The Cambridgeshire Transport Commission published its findings after gathering evidence from experts, councils, residents and businesses.

The commission warned that Cambridgeshire County Council faces a "stark, time-limited, choice" - make a bid to the Government's Transport Innovation Fund (TIF) with local public support while the one-off funding is still on the table, or confront the "certainty" of increased congestion with the existing budget.

The commission criticised the Government for saying that councils could only win TIF cash if they introduce "demand management" - congestion charging or charges for workplace parking.

It recommended that the county council should keep congestion charging as a "potential, longer-term option", only to be introduced after 2017 once TIF-funded transport improvements are in place.

The county council should explain its position to the public, winning support to "convince" the Government to remove congestion charging as a precondition of funding, the commission's report said.

This is kicking the so-called congestion charge (which is really an access charge) into the long grass.
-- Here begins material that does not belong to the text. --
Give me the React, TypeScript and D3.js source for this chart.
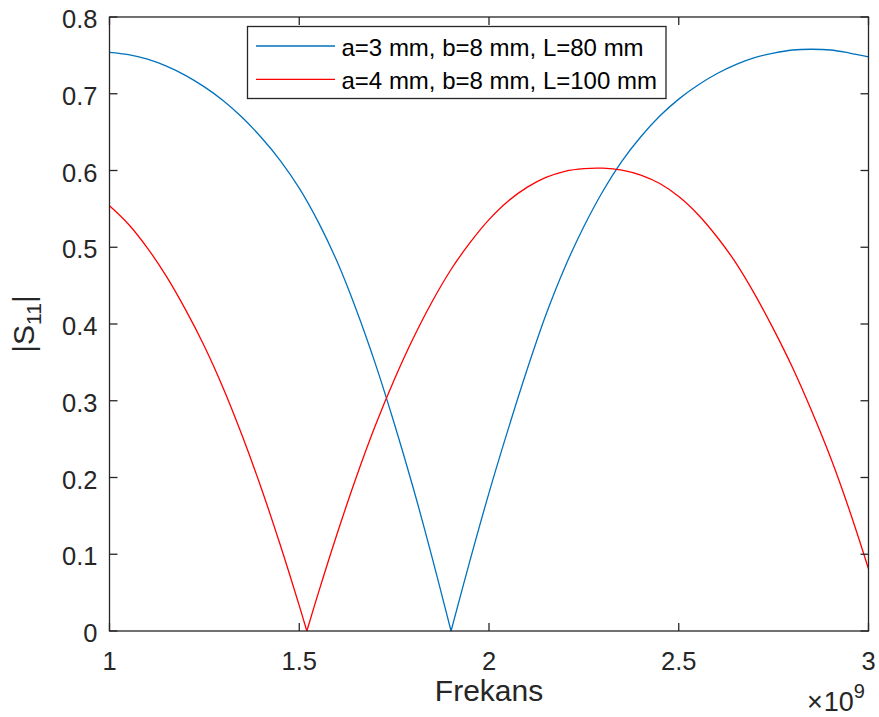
import { useEffect, useRef } from "react";
import * as d3 from "d3";

// frequency in GHz (axis shows x 10^9)
const freqA = [
  1.0, 1.05, 1.1, 1.15, 1.2, 1.25, 1.3, 1.35, 1.4, 1.45, 1.5, 1.55, 1.6, 1.65,
  1.7, 1.75, 1.8, 1.85, 1.9, 1.95, 2.0, 2.05, 2.1, 2.15, 2.2, 2.25, 2.3, 2.35,
  2.4, 2.45, 2.5, 2.55, 2.6, 2.65, 2.7, 2.75, 2.8, 2.85, 2.9, 2.95, 3.0,
];
const s11A = [
  0.754, 0.751, 0.745, 0.736, 0.724, 0.709, 0.691, 0.669, 0.643, 0.613, 0.577,
  0.533, 0.481, 0.419, 0.349, 0.271, 0.187, 0.096, 0.0, 0.092, 0.18, 0.262,
  0.34, 0.412, 0.474, 0.527, 0.573, 0.612, 0.644, 0.671, 0.693, 0.711, 0.726,
  0.738, 0.747, 0.753, 0.757, 0.758, 0.757, 0.753, 0.748,
];

const freqB = [
  1.0, 1.05, 1.1, 1.15, 1.2, 1.25, 1.3, 1.35, 1.4, 1.45, 1.5, 1.52, 1.55, 1.6,
  1.65, 1.7, 1.75, 1.8, 1.85, 1.9, 1.95, 2.0, 2.05, 2.1, 2.15, 2.2, 2.25, 2.3,
  2.35, 2.4, 2.45, 2.5, 2.55, 2.6, 2.65, 2.7, 2.75, 2.8, 2.85, 2.9, 2.95, 3.0,
];
const s11B = [
  0.554, 0.53, 0.499, 0.462, 0.419, 0.371, 0.316, 0.254, 0.186, 0.112, 0.033,
  0.0, 0.049, 0.127, 0.2, 0.267, 0.327, 0.381, 0.429, 0.471, 0.506, 0.536,
  0.56, 0.578, 0.591, 0.599, 0.6025, 0.603, 0.6005, 0.594, 0.583, 0.566, 0.543,
  0.514, 0.48, 0.439, 0.393, 0.343, 0.287, 0.226, 0.157, 0.081,
];

const legendLabels = ["a=3 mm, b=8 mm, L=80 mm", "a=4 mm, b=8 mm, L=100 mm"];
const colors = ["#0072BD", "#FF0000"];

const xTicks = [1, 1.5, 2, 2.5, 3];
const yTicks = [0, 0.1, 0.2, 0.3, 0.4, 0.5, 0.6, 0.7, 0.8];

const font = "Liberation Sans, Arial, Helvetica, sans-serif";
const axisColor = "#262626";

export default function App() {
  const svgRef = useRef<SVGSVGElement>(null);

  useEffect(() => {
    if (!svgRef.current) return;
    document.body.style.margin = "0";

    const svg = d3.select(svgRef.current);
    svg.selectAll("*").remove();

    const left = 109.5;
    const right = 868.5;
    const top = 17;
    const bottom = 631;
    const tick = 8;

    const x = d3.scaleLinear().domain([1, 3]).range([left, right]);
    const y = d3.scaleLinear().domain([0, 0.8]).range([bottom, top]);

    svg
      .append("rect")
      .attr("x", 0)
      .attr("y", 0)
      .attr("width", 879)
      .attr("height", 717)
      .attr("fill", "#fff");

    // curves, split at the minimum so the notch stays sharp
    const line = d3
      .line<[number, number]>()
      .x((d) => x(d[0]))
      .y((d) => y(d[1]))
      .curve(d3.curveCatmullRom.alpha(0.5));

    const series = [
      { f: freqA, v: s11A },
      { f: freqB, v: s11B },
    ];

    series.forEach((s, i) => {
      const pts: [number, number][] = s.f.map((f, k) => [f, s.v[k]]);
      const minIdx = d3.minIndex(s.v);
      const pieces = [pts.slice(0, minIdx + 1), pts.slice(minIdx)];
      pieces.forEach((p) => {
        svg
          .append("path")
          .attr("d", line(p))
          .attr("fill", "none")
          .attr("stroke", colors[i])
          .attr("stroke-width", 1.3);
      });
    });

    // axes box
    svg
      .append("rect")
      .attr("x", left)
      .attr("y", top)
      .attr("width", right - left)
      .attr("height", bottom - top)
      .attr("fill", "none")
      .attr("stroke", axisColor)
      .attr("stroke-width", 1.3);

    const g = svg.append("g").attr("stroke", axisColor).attr("stroke-width", 1.3);

    xTicks.forEach((t) => {
      g.append("line")
        .attr("x1", x(t))
        .attr("x2", x(t))
        .attr("y1", bottom)
        .attr("y2", bottom - tick);
      g.append("line")
        .attr("x1", x(t))
        .attr("x2", x(t))
        .attr("y1", top)
        .attr("y2", top + tick);
    });
    yTicks.forEach((t) => {
      g.append("line")
        .attr("x1", left)
        .attr("x2", left + tick)
        .attr("y1", y(t))
        .attr("y2", y(t));
      g.append("line")
        .attr("x1", right)
        .attr("x2", right - tick)
        .attr("y1", y(t))
        .attr("y2", y(t));
    });

    const labels = svg
      .append("g")
      .attr("font-family", font)
      .attr("fill", axisColor)
      .attr("font-size", 25.5);

    labels
      .selectAll("text.xt")
      .data(xTicks)
      .enter()
      .append("text")
      .attr("x", (d) => x(d))
      .attr("y", 670)
      .attr("text-anchor", "middle")
      .text((d) => d3.format("")(d));

    labels
      .selectAll("text.yt")
      .data(yTicks)
      .enter()
      .append("text")
      .attr("x", 97.5)
      .attr("y", (d) => y(d) + 11)
      .attr("text-anchor", "end")
      .text((d) => (d === 0 ? "0" : d3.format(".1f")(d)));

    // exponent
    const exp = labels
      .append("text")
      .attr("x", 807)
      .attr("y", 711)
      .attr("font-size", 27);
    exp.append("tspan").text("\u00d7");
    exp.append("tspan").attr("dx", 1).text("10");
    exp
      .append("tspan")
      .attr("font-size", 20)
      .attr("dy", -13)
      .text("9");

    // axis labels
    labels
      .append("text")
      .attr("x", (left + right) / 2)
      .attr("y", 701)
      .attr("text-anchor", "middle")
      .attr("font-size", 30)
      .text("Frekans");

    const yl = labels
      .append("text")
      .attr("transform", `translate(34, ${(top + bottom) / 2}) rotate(-90)`)
      .attr("text-anchor", "middle")
      .attr("font-size", 30);
    yl.append("tspan").text("|S");
    yl.append("tspan").attr("font-size", 21).attr("dy", 7).text("11");
    yl.append("tspan").attr("dy", -7).text("|");

    // legend
    const lg = svg.append("g");
    lg.append("rect")
      .attr("x", 247.5)
      .attr("y", 26.5)
      .attr("width", 418.5)
      .attr("height", 72)
      .attr("fill", "#fff")
      .attr("stroke", axisColor)
      .attr("stroke-width", 1.3);

    legendLabels.forEach((lab, i) => {
      const cy = 46 + i * 33.3;
      lg.append("line")
        .attr("x1", 256)
        .attr("x2", 335)
        .attr("y1", cy)
        .attr("y2", cy)
        .attr("stroke", colors[i])
        .attr("stroke-width", 1.3);
      lg.append("text")
        .attr("x", 341.5)
        .attr("y", cy + 9.5)
        .attr("font-family", font)
        .attr("font-size", 24)
        .attr("fill", "#000")
        .text(lab);
    });
  }, []);

  return (
    <svg
      ref={svgRef}
      width={879}
      height={717}
      style={{ display: "block" }}
    />
  );
}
The Tories, who run the county council and who proposed this crazy scheme in the first place, now seem to be getting cold feet. Of course the anti-car county transport bureaucrats will not be pleased that the so-called congestion charge is not going ahead, nor will the usual anti-car academic middle class suspects (e.g. the Cambridge Cycling Campaign), who vociferously campaigned for the charge all along.

It's extremely unlikely the current (central) government will "remove congestion charging as a precondition of funding". On the other hand, the next (Tory) government will likely drop this link. But if and when they do, it's pretty obvious that Cambridgeshire will get a lot less money than the 500 million pounds that the county wants. So not only is that number ridiculously high given how small Cambridgeshire is (relative to the country as a whole), but it was that high in the first place only because it was being used as a bribe to try and force the citizens of Cambridge to accept this so-called congestion charge. Further, the county council never could explain exactly what it would do with, or why it needed, this 500 million pounds. The politicians and bureaucrats just saw money being waved in front of their faces, and reacted like Pavlov's dog.